Three queries offered by staff centered our morning and the variety of ways we explored Quaker testimonies:
- How do Friends uphold the different testimonies?
- How do we seek to uphold qualities like “simplicity” day by day? What about on a larger scale?
- How do you notice when you are falling out of alignment with the testimonies, and how do you respond to that feeling?
The morning program for all staff began with worship and reflection on the testimonies as a way we let our lives speak. Staff then gathered in small groups with excerpts from PYM Faith and Practice, to share and reflect on together. An example of one quotation considered:
127 …our testimonies are not a pre-packaged set of values. Our spiritual experience, our openness to being led and to living a guided life, leads us to a life we have little choice over. Testimony is the outflowing life we cannot help but lead.
Ben Pink Dandelion (2014) from Philadelphia Yearly Meeting Faith and Practice (2018)
Poster-sized post-its were hung around the walls of the room, each with a testimony written on it. Small groups were invited to shift from discussion of advices in Faith and Practice to walk around the room and use the posters to reflect on where our staff work intersects with the testimonies and Quakerism as a lived faith. What follows are reflections from staff — with thanks to jess purvis, Office Administrator, for transcribing.

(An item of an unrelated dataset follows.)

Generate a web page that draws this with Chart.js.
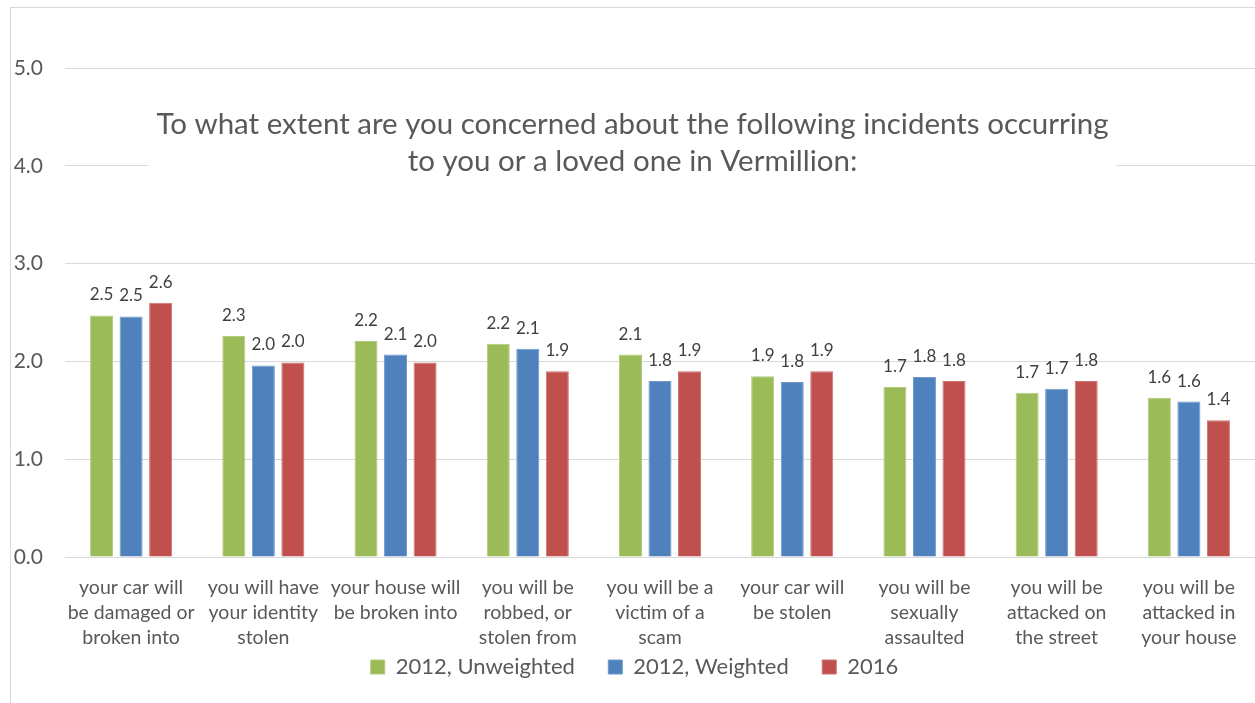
<!DOCTYPE html>
<html>
<head>
<meta charset="utf-8">
<script src="https://cdn.jsdelivr.net/npm/chart.js@4"></script>
<style>
  html, body { margin: 0; padding: 0; background: #fff; overflow: hidden; }
  #frame { position: absolute; left: 10px; top: 7px; width: 1300px; height: 760px; border: 1px solid #d9d9d9; }
  #wrap { position: absolute; left: 0; top: 0; width: 1255px; height: 703px; }
</style>
</head>
<body>
<div id="frame"></div>
<div id="wrap"><canvas id="myChart" width="1255" height="703"></canvas></div>
<script>
const categories = [
    ["your car will", "be damaged or", "broken into"],
    ["you will have", "your identity", "stolen"],
    ["your house will", "be broken into"],
    ["you will be", "robbed, or", "stolen from"],
    ["you will be a", "victim of a", "scam"],
    ["your car will", "be stolen"],
    ["you will be", "sexually", "assaulted"],
    ["you will be", "attacked on", "the street"],
    ["you will be", "attacked in", "your house"]
];

const unweighted2012 = [2.47, 2.26, 2.21, 2.18, 2.07, 1.85, 1.74, 1.68, 1.63];
const weighted2012 = [2.46, 1.96, 2.07, 2.13, 1.80, 1.79, 1.84, 1.72, 1.59];
const values2016 = [2.60, 1.99, 1.99, 1.90, 1.90, 1.90, 1.80, 1.80, 1.40];

const seriesNames = ["2012, Unweighted", "2012, Weighted", "2016"];
const yTicks = [0, 1, 2, 3, 4, 5];
const titleLines = [
    "To what extent are you concerned about the following incidents occurring",
    "to you or a loved one in Vermillion:"
];

const textColor = '#595959';
const fontFamily = "Lato, 'Open Sans', sans-serif";

// cím a rajzterületen belül, fehér háttérrel a rácsvonal fölött
const titlePlugin = {
    id: 'innerTitle',
    beforeDatasetsDraw(chart) {
        const c = chart.ctx;
        c.save();
        c.font = '29.5px ' + fontFamily;
        const w = Math.max(...titleLines.map(t => c.measureText(t).width));
        const cx = chart.width / 2 + 5;
        c.fillStyle = '#fff';
        c.fillRect(cx - w / 2 - 8, 95, w + 16, 90);
        c.fillStyle = textColor;
        c.textAlign = 'center';
        c.textBaseline = 'alphabetic';
        titleLines.forEach((t, i) => c.fillText(t, cx, 134 + i * 37));
        c.restore();
    }
};

const valueLabels = {
    id: 'valueLabels',
    afterDatasetsDraw(chart) {
        const c = chart.ctx;
        c.save();
        c.font = '17px ' + fontFamily;
        c.fillStyle = '#404040';
        c.textAlign = 'center';
        c.textBaseline = 'alphabetic';
        chart.data.datasets.forEach((ds, i) => {
            chart.getDatasetMeta(i).data.forEach((bar, j) => {
                c.fillText(ds.data[j].toFixed(1), bar.x, bar.y - 15);
            });
        });
        c.restore();
    }
};

const ctx = document.getElementById("myChart").getContext("2d");

new Chart(ctx, {
    type: 'bar',
    data: {
        labels: categories,
        datasets: [
            { label: seriesNames[0], data: unweighted2012, backgroundColor: '#9bbb59', borderColor: '#b0cb7a', borderWidth: 1 },
            { label: seriesNames[1], data: weighted2012, backgroundColor: '#4f81bd', borderColor: '#6f98cb', borderWidth: 1 },
            { label: seriesNames[2], data: values2016, backgroundColor: '#c0504d', borderColor: '#cd726f', borderWidth: 1 }
        ]
    },
    options: {
        responsive: false,
        animation: false,
        categoryPercentage: 0.67,
        barPercentage: 0.78,
        layout: { autoPadding: false, padding: { left: 14, right: 0, top: 68, bottom: 15 } },
        plugins: {
            title: { display: false },
            tooltip: { enabled: false },
            legend: {
                position: 'bottom',
                labels: {
                    color: textColor,
                    font: { family: fontFamily, size: 22 },
                    boxWidth: 14,
                    boxHeight: 14,
                    padding: 6,
                    // nagyobb térköz a tételek között
                    generateLabels(chart) {
                        const items = Chart.defaults.plugins.legend.labels.generateLabels(chart);
                        items.forEach((it, i) => {
                            if (i < items.length - 1) it.text += '\u2003\u2002';
                        });
                        return items;
                    }
                }
            }
        },
        scales: {
            x: {
                grid: { display: false },
                border: { display: false },
                afterFit(scale) { scale.height -= 10; },
                ticks: {
                    color: textColor,
                    font: { family: fontFamily, size: 19.5, lineHeight: 1.28 },
                    padding: 10,
                    maxRotation: 0,
                    autoSkip: false
                }
            },
            y: {
                min: yTicks[0],
                max: yTicks[yTicks.length - 1],
                afterBuildTicks(scale) {
                    scale.ticks = yTicks.map(v => ({ value: v }));
                },
                afterFit(scale) { scale.width = 51; },
                grid: { color: '#d9d9d9', lineWidth: 1, drawTicks: false },
                border: { display: false },
                ticks: {
                    color: textColor,
                    font: { family: fontFamily, size: 21 },
                    padding: 22,
                    callback: v => v.toFixed(1)
                }
            }
        }
    },
    plugins: [titlePlugin, valueLabels]
});
</script>
</body>
</html>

Equality was described as showing up in honoring the Light in everyone, which includes how we consider accessibility, hiring practices, and being intentional about how we create a work environment that meets all of us where we are and allows us to excel. It was reflected that in our staff community each staff member’s concerns/thoughts are listened to, and in the wider community of Friends in PYM we seek to meet youth where they are – inviting them into the community.
Reflecting on the testimony of peace, there were several affirmations of conflict transformation and the encouragement to hold awareness of the impact of both words and actions. In our work with families and the youth programs, the building of community that comes from fostering relationships has peace at its center. There was a reflection on the importance of encouraging staff to communicate their needs as a way to peace in our work environment, and a question: What can we do to heal rifts and mistrust between staff & the membership?
Simplicity and stewardship were approached in comments that relate both to the “everyday” work of the staff — streamlining processes, only purchasing what materials we need and reusing what we can, and responding to communications in a clear, concise way — and also in reflections on our work in a broader context of Quaker faith: reconsidering “plain language” today, being conscious when to listen and when to share, and releasing the things that are not about building spiritual community and expressing God. The advice to “take a deep breath” was written — encouragement to pause, listen. Reducing our carbon footprint was lifted up as a practice and goal, and staff acknowledge time as a resource to be stewarded with care (“How can we make the best use of volunteer time?), alongside stewarding institutional knowledge.
Reflections on the testimony of integrity followed a similar pattern of day-to-day and broader concerns, including the acknowledgement that centering the strategic directions is being true to the leadings of the body. Staff noted seeking intentionality and clarity in our use of time in meetings and on projects, and coming back to rightly ordered process in our work. In an area as specific as Development, seeing to nurture alignment with donor intent and Quaker life today, alongside in communications authentic messaging that reflects Quaker values. In our Youth Programs, staff seek to be open an dhonest in interactions with youth and families, to make space for their voices in programs and our wider yearly meeting community.
Community is clearly at the heart of our work across all departments and tasks, and this was a long list of reflections! Connecting meetings, individuals, and neighbors was named and affirmed by other comments next to it. Our work includes engaging all kinds of families and youth, supporting retreats for young adults, and fostering accessible information and communication technology. Elevating stories and events that increase a sense of belonging was affirmed, and an acknowledgement that we invite and value the contributions and gifts of Friends through various events, retreats, and worship sharing opportunities. Finally, the importance of the exercise itself was reflected — that we gather as staff to learn/explore/know each other better in our shared work.
The grounding in Quaker faith that we do together as a diverse staff brings us closer in community and flows outward in our relationships and work in the yearly meeting.